Julien Landa was a photographer before he turned to painting, while Laura Letinsky found her forte after switching from painting to photography.

"Untitled #32", Rome, 2001. Laura Letinsky.

Dishes, tabletops, vessels and utensils abound in works by both artists. Colorful flowers and food items speckle and spruce the surfaces. Licked lollipops, nibbled nougats, and other devoured delicacies fill Letinsky's images. Matter-of-fact leftovers languish in pastel-hued interiors. Crumbs, stains, and wrinkles peppering the tablecloths call for deciphering akin to that of tea leaf reading. The photographs are neither elegant nor handsome, per se. Yet they are decidedly seductive. The appeal is mystifying and undeniable.

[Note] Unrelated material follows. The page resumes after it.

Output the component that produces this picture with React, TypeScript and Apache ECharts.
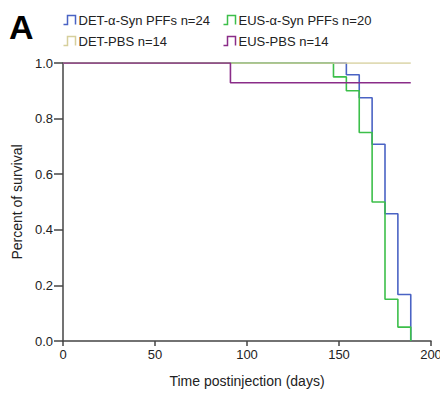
import React, { useEffect, useRef } from "react";
import * as echarts from "echarts";

const seriesNames = [
  "DET-α-Syn PFFs n=24",
  "EUS-α-Syn PFFs n=20",
  "DET-PBS n=14",
  "EUS-PBS n=14",
];
const seriesColors = ["#4a63c4", "#3cbf4a", "#d6cf9c", "#8a2c88"];

// Kaplan-Meier steps: [day, survival fraction]
const detSyn: [number, number][] = [
  [0, 1], [154, 0.958], [161, 0.875], [168, 0.708], [175, 0.458], [182, 0.167], [189, 0],
];
const eusSyn: [number, number][] = [
  [0, 1], [147, 0.95], [154, 0.9], [161, 0.75], [168, 0.5], [175, 0.15], [182, 0.05], [189, 0],
];
const detPbs: [number, number][] = [
  [0, 1], [189, 1],
];
const eusPbs: [number, number][] = [
  [0, 1], [91, 0.929], [189, 0.929],
];
const seriesData = [detSyn, eusSyn, detPbs, eusPbs];

const xTicks = [0, 50, 100, 150, 200];
const yTicks = [0, 0.2, 0.4, 0.6, 0.8, 1.0];

const FONT = "Liberation Sans, Arial, sans-serif";
const ICON = "path://M0,9 L4,9 L4,0 L12,0 L12,9";

export default function App() {
  const ref = useRef<HTMLDivElement>(null);
  useEffect(() => {
    if (!ref.current) return;
    const chart = echarts.init(ref.current, undefined, { renderer: "svg" });
    const legendItem = (i: number) => ({
      name: seriesNames[i],
      icon: ICON,
      itemStyle: { color: "none", borderColor: seriesColors[i], borderWidth: 1.5 },
    });
    const legendCommon = {
      orient: "vertical" as const,
      top: 13,
      itemWidth: 14,
      itemHeight: 9,
      itemGap: 7,
      padding: 0,
      textStyle: { fontFamily: FONT, fontSize: 13, color: "#222", padding: [0, 0, 0, -3] },
      selectedMode: false,
    };
    chart.setOption({
      animation: false,
      textStyle: { fontFamily: FONT },
      graphic: [
        {
          type: "text",
          left: 9,
          top: 10,
          style: { text: "A", font: `bold 34px ${FONT}`, fill: "#000" },
        },
      ],
      legend: [
        { ...legendCommon, left: 61, data: [legendItem(0), legendItem(2)] },
        { ...legendCommon, left: 221, data: [legendItem(1), legendItem(3)] },
      ],
      grid: { left: 63, right: 17, top: 63, bottom: 56, containLabel: false },
      xAxis: {
        type: "value",
        min: xTicks[0],
        max: xTicks[xTicks.length - 1],
        interval: 50,
        name: "Time postinjection (days)",
        nameLocation: "middle",
        nameGap: 33,
        nameTextStyle: { fontFamily: FONT, fontSize: 14, color: "#222" },
        axisLine: { show: true, lineStyle: { color: "#444", width: 1.5 } },
        axisTick: { show: true, inside: false, length: 5, lineStyle: { color: "#444", width: 1.5 } },
        axisLabel: { fontFamily: FONT, fontSize: 13, color: "#222", margin: 7 },
        splitLine: { show: false },
      },
      yAxis: {
        type: "value",
        min: yTicks[0],
        max: yTicks[yTicks.length - 1],
        interval: 0.2,
        name: "Percent of survival",
        nameLocation: "middle",
        nameGap: 37,
        nameTextStyle: { fontFamily: FONT, fontSize: 14, color: "#222" },
        axisLine: { show: true, lineStyle: { color: "#444", width: 1.5 } },
        axisTick: { show: true, inside: false, length: 9, lineStyle: { color: "#444", width: 1.5 } },
        axisLabel: {
          fontFamily: FONT,
          fontSize: 13,
          color: "#222",
          margin: 10,
          formatter: (v: number) => v.toFixed(1),
        },
        splitLine: { show: false },
      },
      series: seriesData.map((d, i) => ({
        name: seriesNames[i],
        type: "line",
        step: "end",
        data: d,
        symbol: "none",
        z: 2 + i,
        lineStyle: { color: seriesColors[i], width: 1.6 },
        itemStyle: { color: seriesColors[i] },
      })),
    });
    return () => chart.dispose();
  }, []);
  return <div ref={ref} style={{ width: 448, height: 397, margin: -8 }} />;
}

"Chestnuts", 2003, oil on board. Julien Landa.

Landa's work, mentioned on these pages previously, is knowingly lush, extravagant, and dainty. Next to Letinsky's essentially improvised, lazily lounging meal remnants, Landa's meticulous set-ups are pinnacles of spiffy precision. Both bodies of work are paeans to sybaritism.

Julien Landa's "Recent Paintings" is at the Hammer Galleries through November 29th. Laura Letinsky's "I did not remember I had forgotten" is at the Edwynn Houk Gallery until January 17, 2004.

More of Landa's work can be seen on his website. I must say that the inspiration for his series built around golf paraphernalia escapes me, much as the attraction of the sport itself.

"Untitled #43", Rome, 2001. Laura Letinsky.

Letinsky has exhibited very widely, and plenty of her work is available on scores of gallery websites. Gahlberg Gallery even presents an exhibit catalog and a video interview with the photographer, all ready to download. Before Letinsky photographed tantalizing dinner debris, she focused on intimate portraits of couples in mostly sunlit interiors. Visitors from across the pond may be interested in catching Letinsky's "Morning and Melancholia" later this winter at the Shine Gallery in London.